Short problem: Retype, word for word, the lines from the first line of the entries through the line that holds "const yTickLabels = ['', '0.50', '1.00', '1.50', '2.00'];"; leave out the pictures.

··· Records for this task ···

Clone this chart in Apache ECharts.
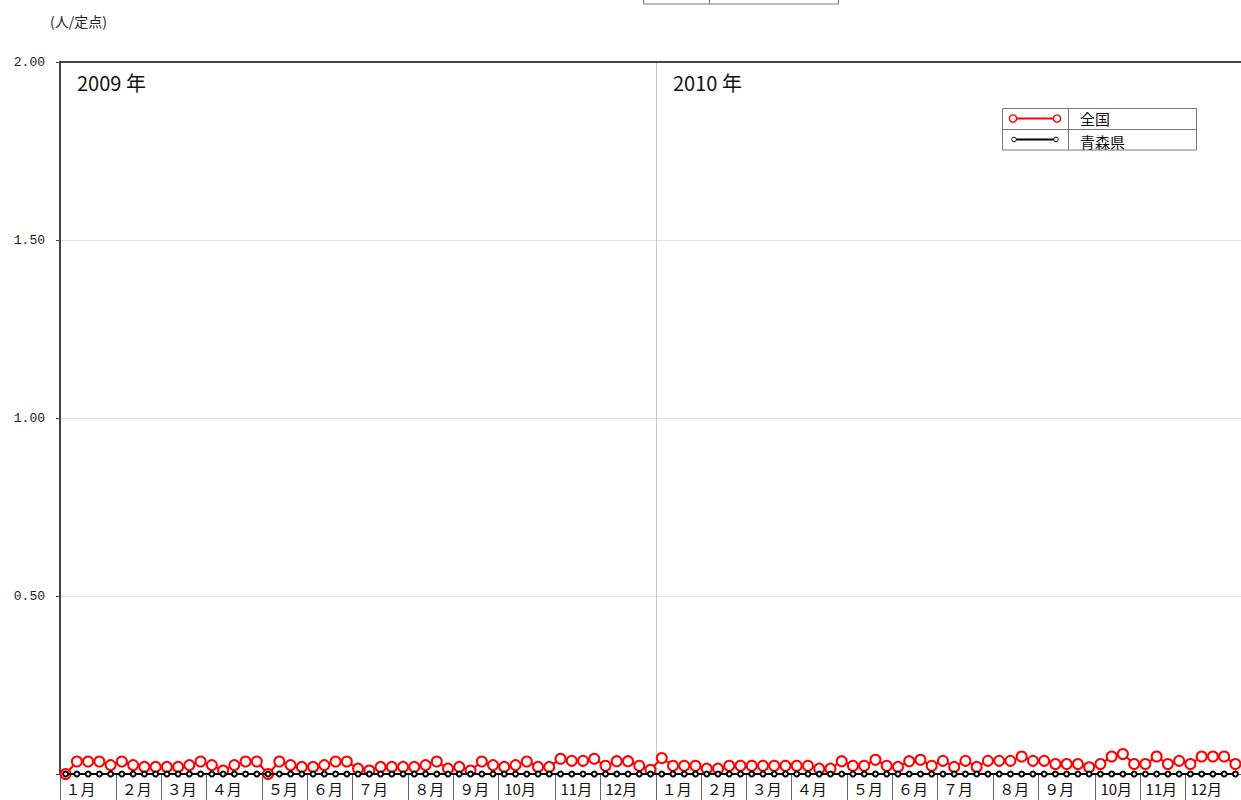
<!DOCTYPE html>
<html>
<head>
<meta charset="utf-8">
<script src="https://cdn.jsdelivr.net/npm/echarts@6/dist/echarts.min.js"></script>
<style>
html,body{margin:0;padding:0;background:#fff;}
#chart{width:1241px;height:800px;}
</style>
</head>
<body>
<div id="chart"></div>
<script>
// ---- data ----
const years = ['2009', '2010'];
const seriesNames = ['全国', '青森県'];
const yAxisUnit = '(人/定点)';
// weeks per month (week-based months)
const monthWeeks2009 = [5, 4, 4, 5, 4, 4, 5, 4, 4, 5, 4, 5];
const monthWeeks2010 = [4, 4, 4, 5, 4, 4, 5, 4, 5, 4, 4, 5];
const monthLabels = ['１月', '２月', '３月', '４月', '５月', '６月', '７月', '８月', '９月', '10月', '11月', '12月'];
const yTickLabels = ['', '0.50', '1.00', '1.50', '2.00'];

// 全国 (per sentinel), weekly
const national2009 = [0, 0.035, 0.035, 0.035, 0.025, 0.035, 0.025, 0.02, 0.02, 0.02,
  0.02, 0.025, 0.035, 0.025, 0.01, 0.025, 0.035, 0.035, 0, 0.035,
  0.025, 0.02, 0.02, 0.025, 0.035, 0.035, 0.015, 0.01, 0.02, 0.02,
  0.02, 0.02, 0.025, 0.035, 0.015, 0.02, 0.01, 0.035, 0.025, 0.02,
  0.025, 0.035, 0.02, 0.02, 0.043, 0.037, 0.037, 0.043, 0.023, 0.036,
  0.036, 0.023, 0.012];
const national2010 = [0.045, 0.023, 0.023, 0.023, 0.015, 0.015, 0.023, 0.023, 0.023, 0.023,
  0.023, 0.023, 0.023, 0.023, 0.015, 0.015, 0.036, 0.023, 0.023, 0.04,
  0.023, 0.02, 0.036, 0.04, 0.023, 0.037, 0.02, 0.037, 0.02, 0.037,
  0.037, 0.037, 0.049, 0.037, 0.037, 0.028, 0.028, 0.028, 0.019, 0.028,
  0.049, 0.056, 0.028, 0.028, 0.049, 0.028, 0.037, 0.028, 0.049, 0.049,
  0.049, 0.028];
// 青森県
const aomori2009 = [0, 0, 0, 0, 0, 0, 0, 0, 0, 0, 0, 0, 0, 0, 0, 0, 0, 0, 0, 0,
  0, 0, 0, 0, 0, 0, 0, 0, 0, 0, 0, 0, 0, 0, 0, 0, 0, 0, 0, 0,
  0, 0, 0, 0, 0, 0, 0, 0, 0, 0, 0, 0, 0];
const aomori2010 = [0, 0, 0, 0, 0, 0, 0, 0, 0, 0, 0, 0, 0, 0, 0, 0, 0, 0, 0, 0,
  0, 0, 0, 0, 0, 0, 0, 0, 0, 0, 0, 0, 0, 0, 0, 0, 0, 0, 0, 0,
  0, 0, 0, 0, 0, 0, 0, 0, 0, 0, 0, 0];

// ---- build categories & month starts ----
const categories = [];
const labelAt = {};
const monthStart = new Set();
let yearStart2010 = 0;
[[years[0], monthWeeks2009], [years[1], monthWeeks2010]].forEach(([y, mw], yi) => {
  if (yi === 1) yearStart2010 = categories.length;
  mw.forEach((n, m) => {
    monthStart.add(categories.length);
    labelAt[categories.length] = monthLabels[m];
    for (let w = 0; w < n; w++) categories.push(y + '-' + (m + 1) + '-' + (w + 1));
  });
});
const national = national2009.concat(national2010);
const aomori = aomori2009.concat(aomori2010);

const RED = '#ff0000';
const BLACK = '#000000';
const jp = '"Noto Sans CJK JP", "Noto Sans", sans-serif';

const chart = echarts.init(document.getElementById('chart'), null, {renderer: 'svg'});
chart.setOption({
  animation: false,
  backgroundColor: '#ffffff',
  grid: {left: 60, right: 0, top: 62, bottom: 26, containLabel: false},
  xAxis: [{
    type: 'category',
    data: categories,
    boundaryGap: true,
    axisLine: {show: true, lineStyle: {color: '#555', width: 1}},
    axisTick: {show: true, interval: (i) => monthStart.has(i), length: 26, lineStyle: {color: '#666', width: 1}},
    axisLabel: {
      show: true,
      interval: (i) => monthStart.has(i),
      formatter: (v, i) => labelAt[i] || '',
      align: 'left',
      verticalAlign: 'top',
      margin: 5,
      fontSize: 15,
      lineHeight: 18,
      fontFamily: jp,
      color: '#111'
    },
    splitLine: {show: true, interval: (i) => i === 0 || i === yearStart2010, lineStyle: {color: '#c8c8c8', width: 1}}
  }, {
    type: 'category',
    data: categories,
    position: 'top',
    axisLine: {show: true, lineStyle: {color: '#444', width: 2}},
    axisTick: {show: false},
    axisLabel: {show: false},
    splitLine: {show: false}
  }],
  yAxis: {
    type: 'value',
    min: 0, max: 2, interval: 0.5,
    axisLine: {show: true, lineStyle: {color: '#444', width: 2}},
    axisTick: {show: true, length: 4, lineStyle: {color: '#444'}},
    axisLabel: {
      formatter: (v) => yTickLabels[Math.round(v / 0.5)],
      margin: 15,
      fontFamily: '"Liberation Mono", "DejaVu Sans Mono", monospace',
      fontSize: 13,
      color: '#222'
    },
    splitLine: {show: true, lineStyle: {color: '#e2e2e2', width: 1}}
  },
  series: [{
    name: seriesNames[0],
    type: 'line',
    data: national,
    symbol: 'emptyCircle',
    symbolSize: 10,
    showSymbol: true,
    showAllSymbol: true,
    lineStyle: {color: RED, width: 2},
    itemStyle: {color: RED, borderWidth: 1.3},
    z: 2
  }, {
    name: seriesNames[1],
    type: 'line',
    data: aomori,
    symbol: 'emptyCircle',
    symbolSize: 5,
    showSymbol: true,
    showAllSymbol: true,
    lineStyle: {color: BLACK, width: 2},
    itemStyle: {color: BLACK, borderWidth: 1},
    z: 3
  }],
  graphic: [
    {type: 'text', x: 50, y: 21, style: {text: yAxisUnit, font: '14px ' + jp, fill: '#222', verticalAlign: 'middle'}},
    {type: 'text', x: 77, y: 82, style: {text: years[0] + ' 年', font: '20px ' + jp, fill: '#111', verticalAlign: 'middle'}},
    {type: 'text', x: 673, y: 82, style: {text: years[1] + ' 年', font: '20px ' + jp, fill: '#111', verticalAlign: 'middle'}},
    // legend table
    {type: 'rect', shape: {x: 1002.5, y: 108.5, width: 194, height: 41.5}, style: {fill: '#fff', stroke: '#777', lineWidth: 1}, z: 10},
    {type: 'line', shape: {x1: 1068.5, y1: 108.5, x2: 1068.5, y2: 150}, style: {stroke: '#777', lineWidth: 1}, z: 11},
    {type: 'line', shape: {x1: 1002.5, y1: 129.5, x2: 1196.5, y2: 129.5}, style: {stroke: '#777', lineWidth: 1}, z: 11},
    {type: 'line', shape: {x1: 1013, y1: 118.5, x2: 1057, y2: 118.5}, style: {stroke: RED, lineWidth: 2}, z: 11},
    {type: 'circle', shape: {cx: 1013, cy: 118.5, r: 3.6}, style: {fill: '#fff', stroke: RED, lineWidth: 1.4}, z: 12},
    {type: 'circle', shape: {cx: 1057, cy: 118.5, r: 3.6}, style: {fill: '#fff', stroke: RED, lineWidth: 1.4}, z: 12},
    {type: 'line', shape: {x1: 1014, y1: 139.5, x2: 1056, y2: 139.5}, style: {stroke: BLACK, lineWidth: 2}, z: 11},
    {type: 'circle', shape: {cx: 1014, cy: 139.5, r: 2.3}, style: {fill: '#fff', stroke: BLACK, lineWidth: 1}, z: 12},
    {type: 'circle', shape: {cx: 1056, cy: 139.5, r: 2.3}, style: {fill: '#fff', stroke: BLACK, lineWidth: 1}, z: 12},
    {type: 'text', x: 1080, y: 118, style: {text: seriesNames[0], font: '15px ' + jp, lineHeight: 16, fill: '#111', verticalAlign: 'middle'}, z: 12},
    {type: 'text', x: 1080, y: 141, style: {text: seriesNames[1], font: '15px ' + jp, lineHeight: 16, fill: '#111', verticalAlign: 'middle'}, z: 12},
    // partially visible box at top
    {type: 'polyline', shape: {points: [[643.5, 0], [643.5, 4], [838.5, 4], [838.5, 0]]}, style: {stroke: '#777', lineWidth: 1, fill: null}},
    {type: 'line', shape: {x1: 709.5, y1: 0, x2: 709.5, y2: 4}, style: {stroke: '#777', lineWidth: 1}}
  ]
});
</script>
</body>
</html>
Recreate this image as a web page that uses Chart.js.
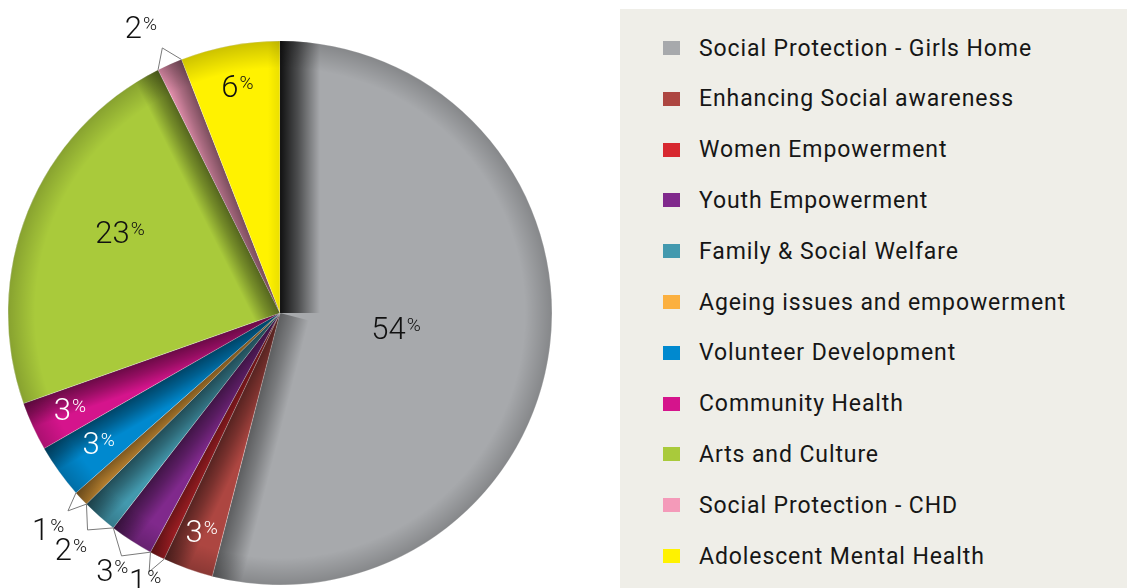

···

Exercise output:
Clone this chart in Apache ECharts.
<!DOCTYPE html>
<html>
<head>
<meta charset="utf-8">
<script src="https://cdn.jsdelivr.net/npm/echarts@6/dist/echarts.min.js"></script>
<style>
html,body{margin:0;padding:0;background:#fff;}
#chart{width:1241px;height:800px;}
</style>
</head>
<body>
<div id="chart"></div>
<script>
// ---- data ----
const years = ['2009', '2010'];
const seriesNames = ['全国', '青森県'];
const yAxisUnit = '(人/定点)';
// weeks per month (week-based months)
const monthWeeks2009 = [5, 4, 4, 5, 4, 4, 5, 4, 4, 5, 4, 5];
const monthWeeks2010 = [4, 4, 4, 5, 4, 4, 5, 4, 5, 4, 4, 5];
const monthLabels = ['１月', '２月', '３月', '４月', '５月', '６月', '７月', '８月', '９月', '10月', '11月', '12月'];
const yTickLabels = ['', '0.50', '1.00', '1.50', '2.00'];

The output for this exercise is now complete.